What to watch through 2026

The next 12 to 18 months will determine whether Tinker becomes a core layer in the open-weight ecosystem or remains a research-first tool.

  • Pricing transparency and shape. Today the message is private beta with usage-based pricing. The details matter. Watch for rate cards that distinguish prefill, sampling, and training, plus committed-use discounts and regional pricing. Teams will favor providers that make budgeting predictable across experiments, not just single runs.

  • Model coverage and capabilities. Coverage already spans Llama and Qwen, including very large mixture-of-experts models. Expect demand for vision inputs, better long-context handling, and compact models tuned for on-device inference. The pace at which Tinker adds and certifies new base models will directly affect adoption.

  • Guardrails you can configure. The winning platform will ship safety gates you can tune and test, not opaque filters. Look for first-class support for preference learning, red-teaming workflows, and transparent logging of policy interventions during training and inference.

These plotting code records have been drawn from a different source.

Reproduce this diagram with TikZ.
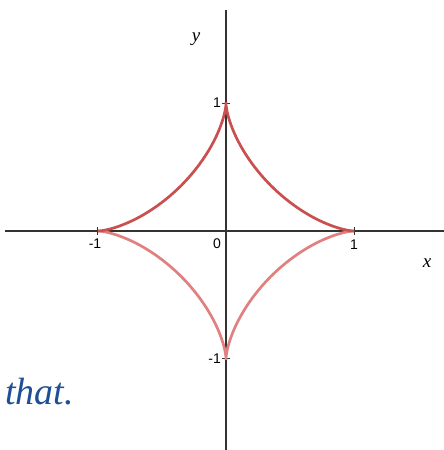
\documentclass[tikz,border=0pt]{standalone}
\usepackage{fontspec}
\setmainfont{Liberation Serif}
\setsansfont{Liberation Sans}
\begin{document}
\begin{tikzpicture}[x=1pt,y=-1pt,
  axisline/.style={line width=1.4pt, draw=black!80},
  tickmark/.style={line width=1pt, draw=black!80},
  upcurve/.style={line width=2.7pt, draw=upred},
  lowcurve/.style={line width=2.7pt, draw=lowred},
  numlabel/.style={font=\sffamily\fontsize{14}{14}\selectfont, inner sep=0pt},
  axlabel/.style={font=\itshape\fontsize{19}{19}\selectfont, inner sep=0pt}]
\definecolor{upred}{HTML}{C9504F}
\definecolor{lowred}{HTML}{E08080}
\definecolor{hand}{HTML}{1F4F94}
\useasboundingbox (0,0) rectangle (444,450);
\coordinate (xl) at (5,231);
\coordinate (xr) at (444,231);
\coordinate (yt) at (226,10);
\coordinate (yb) at (226,450);
\draw[axisline] (xl) -- (xr);
\draw[axisline] (yt) -- (yb);
% ticks
\coordinate (tx1a) at (97.5,227); \coordinate (tx1b) at (97.5,235);
\coordinate (tx2a) at (354,227); \coordinate (tx2b) at (354,235);
\coordinate (ty1a) at (222,103.5); \coordinate (ty1b) at (230,103.5);
\coordinate (ty2a) at (222,358.5); \coordinate (ty2b) at (230,358.5);
\draw[tickmark] (tx1a) -- (tx1b);
\draw[tickmark] (tx2a) -- (tx2b);
\draw[tickmark] (ty1a) -- (ty1b);
\draw[tickmark] (ty2a) -- (ty2b);
% astroid
\draw[lowcurve] plot[domain=180:360, samples=160, smooth]
  ({226+128*cos(\x)*cos(\x)*cos(\x)}, {231-127.5*sin(\x)*sin(\x)*sin(\x)});
\draw[upcurve] plot[domain=0:180, samples=160, smooth]
  ({226+128*cos(\x)*cos(\x)*cos(\x)}, {231-127.5*sin(\x)*sin(\x)*sin(\x)});
% labels
\node[numlabel] (lm1x) at (95,244) {-1};
\node[numlabel] (l0) at (217,244) {0};
\node[numlabel] (l1x) at (354,245) {1};
\node[numlabel, anchor=east] (l1y) at (221,103) {1};
\node[numlabel, anchor=east] (lm1y) at (221,359) {-1};
\node[axlabel] (xlab) at (427,263) {x};
\node[axlabel] (ylab) at (196,39) {y};
\node[font=\itshape\fontsize{38}{38}\selectfont, text=hand, inner sep=0pt, anchor=west] (that) at (5,392) {that.};
\end{tikzpicture}
\end{document}
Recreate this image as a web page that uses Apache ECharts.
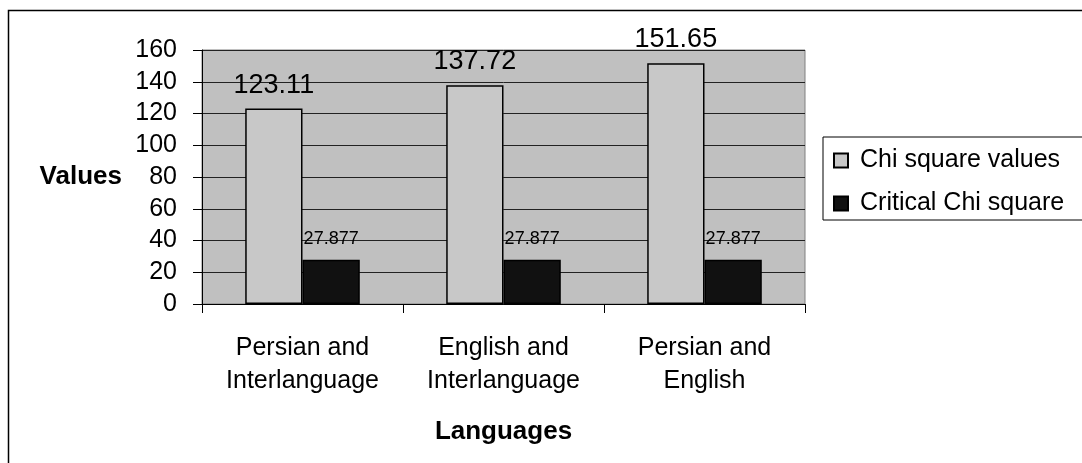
<!DOCTYPE html>
<html>
<head>
<meta charset="utf-8">
<style>
  html, body { margin: 0; padding: 0; background: #ffffff; }
  #chart { width: 1082px; height: 463px; }
</style>
<script src="https://cdn.jsdelivr.net/npm/echarts@6/dist/echarts.min.js"></script>
</head>
<body>
<div id="chart"></div>
<script>
// Language pairs compared
const categories = ['Persian and\nInterlanguage', 'English and\nInterlanguage', 'Persian and\nEnglish'];
// Observed chi square statistic for each pair
const chiSquareValues = [123.11, 137.72, 151.65];
// Critical chi square value (same for every pair)
const criticalChiSquare = [27.877, 27.877, 27.877];
// Value axis ticks
const yMin = 0, yMax = 160, yStep = 20;

const FONT = '"Liberation Sans", Arial, sans-serif';

const chart = echarts.init(document.getElementById('chart'), null, { renderer: 'canvas' });

chart.setOption({
  animation: false,
  textStyle: { fontFamily: FONT, color: '#000' },
  graphic: [
    {
      // outer chart frame
      type: 'rect', z: -10,
      shape: { x: 8.5, y: 10.5, width: 1090, height: 500 },
      style: { fill: '#ffffff', stroke: '#000', lineWidth: 1.5 }
    }
  ],
  grid: {
    left: 202, right: 277, top: 50, bottom: 159,
    show: true, backgroundColor: '#c0c0c0', borderColor: '#808080', borderWidth: 1
  },
  legend: {
    orient: 'vertical',
    left: 823, top: 137,
    padding: [11, 60, 4, 10],
    itemWidth: 14, itemHeight: 14, itemGap: 18,
    icon: 'rect',
    borderColor: '#000', borderWidth: 1,
    backgroundColor: '#fff',
    textStyle: { fontFamily: FONT, fontSize: 25, lineHeight: 22, color: '#000', padding: [0, 0, 0, 7] },
    data: ['Chi square values', 'Critical Chi square']
  },
  xAxis: {
    type: 'category',
    data: categories,
    name: 'Languages',
    nameLocation: 'middle',
    nameGap: 115,
    nameTextStyle: { fontFamily: FONT, fontSize: 26, fontWeight: 'bold', color: '#000' },
    axisLine: { lineStyle: { color: '#000', width: 1 } },
    axisTick: { show: true, length: 9, lineStyle: { color: '#000' } },
    axisLabel: { fontFamily: FONT, fontSize: 25, lineHeight: 33, color: '#000', margin: 28 }
  },
  yAxis: {
    type: 'value',
    min: yMin, max: yMax, interval: yStep,
    name: 'Values',
    nameLocation: 'middle',
    nameRotate: 0,
    nameGap: 80,
    nameTextStyle: { fontFamily: FONT, fontSize: 26, fontWeight: 'bold', color: '#000', align: 'right' },
    axisLine: { show: true, lineStyle: { color: '#000', width: 1 } },
    axisTick: { show: true, length: 9, lineStyle: { color: '#000' } },
    axisLabel: { fontFamily: FONT, fontSize: 25, color: '#000', margin: 25 },
    splitLine: { show: true, lineStyle: { color: '#222', width: 1 } }
  },
  series: [
    {
      name: 'Chi square values',
      type: 'bar',
      data: chiSquareValues,
      barGap: '0%',
      barCategoryGap: '43%',
      itemStyle: { color: '#c8c8c8', borderColor: '#000', borderWidth: 1.5 },
      label: {
        show: true, position: 'top', distance: 10,
        fontFamily: FONT, fontSize: 27, color: '#000'
      }
    },
    {
      name: 'Critical Chi square',
      type: 'bar',
      data: criticalChiSquare,
      itemStyle: { color: '#111111', borderColor: '#000', borderWidth: 1.5 },
      label: {
        show: true, position: 'top', distance: 12,
        fontFamily: FONT, fontSize: 18, color: '#000',
        formatter: p => p.value.toFixed(3)
      }
    }
  ]
});
</script>
</body>
</html>
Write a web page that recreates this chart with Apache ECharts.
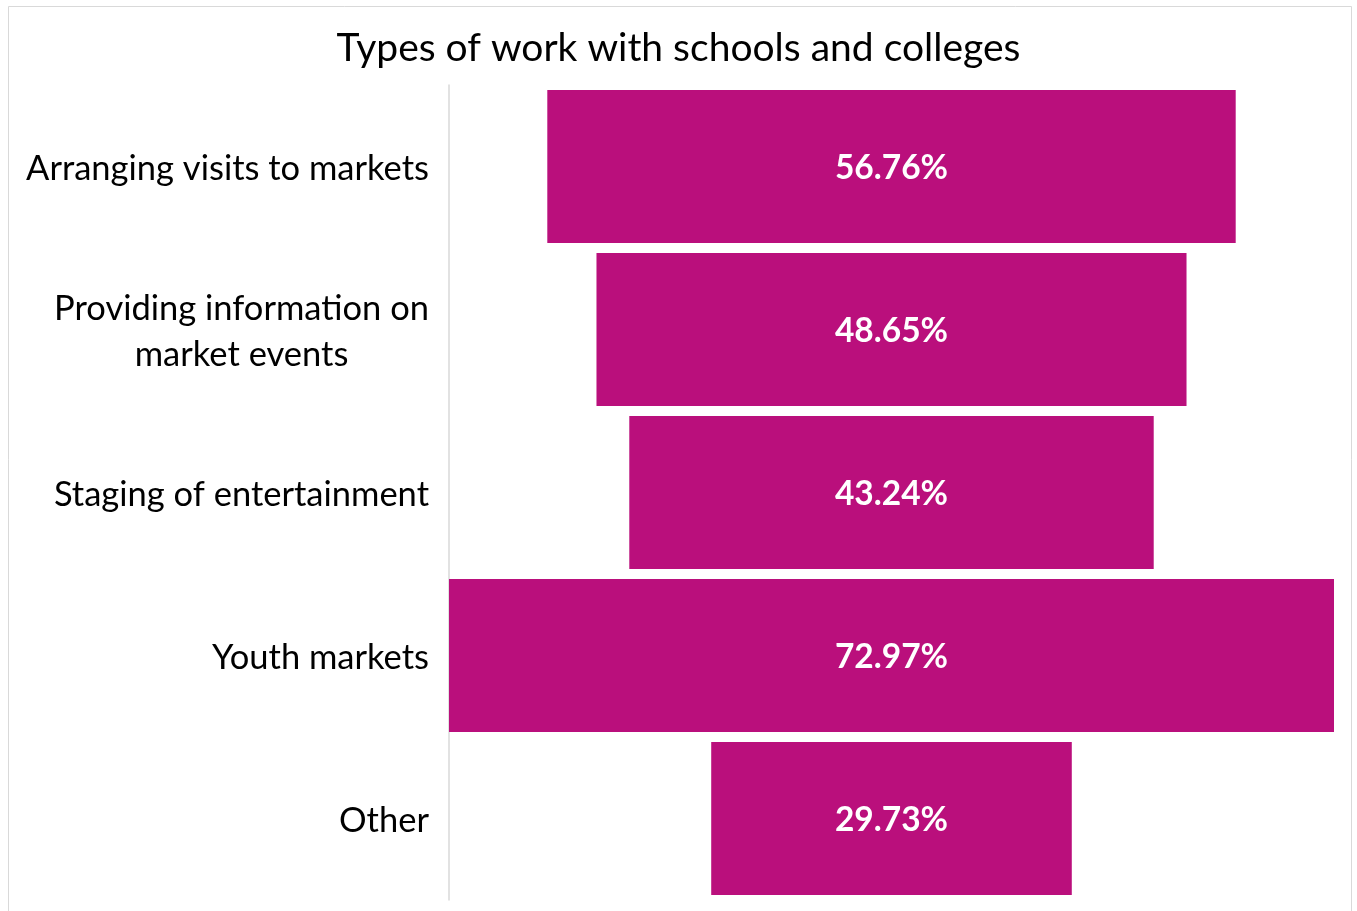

  • Portable formats and tooling. Adapters are only as portable as their formats. Expect pressure for standard export schemas, reference loaders for common runtimes, and compatibility tests that prove a model exported from training provider A produces the same results on serving provider B.

  • Evaluation ecosystems. External eval suites and community leaderboards for adapter tasks will steer budgets. Tinker’s cookbook approach is a start. The bigger opportunity is to make eval loop composition as easy as training loop composition.

The power shift, in practice

The last era put most of the leverage with providers that owned the biggest models and the lowest-latency inference clusters. The new leverage sits with teams that own their data and adapters and can move those adapters across systems. Tinker’s bet is that the right abstraction layer is not the chat completion endpoint. It is the training primitive. If that bet holds, researchers and startups will spend more time designing objectives and evaluation, and less time reading Kubernetes logs.

A practical way to read this launch is to ask one question: does it let builders ship useful, domain-specific models without burning a quarter on infrastructure? The early signs suggest yes. The next year will be about execution on pricing, safety, and model coverage. If Tinker proves reliable, adapter-centric stacks will feel less like a research detour and more like the new normal for production AI.

Bottom line

The most important thing about Tinker is not a specific benchmark or a secret optimization. It is the shape of control it gives users. Low Rank Adaptation keeps costs tractable and artifacts portable. Reinforcement learning primitives make custom behavior more than a prompt trick. Distributed training fades into the background. That combination shifts the power balance toward teams that know their problem well enough to write the loop. If you are one of those teams, the window just opened.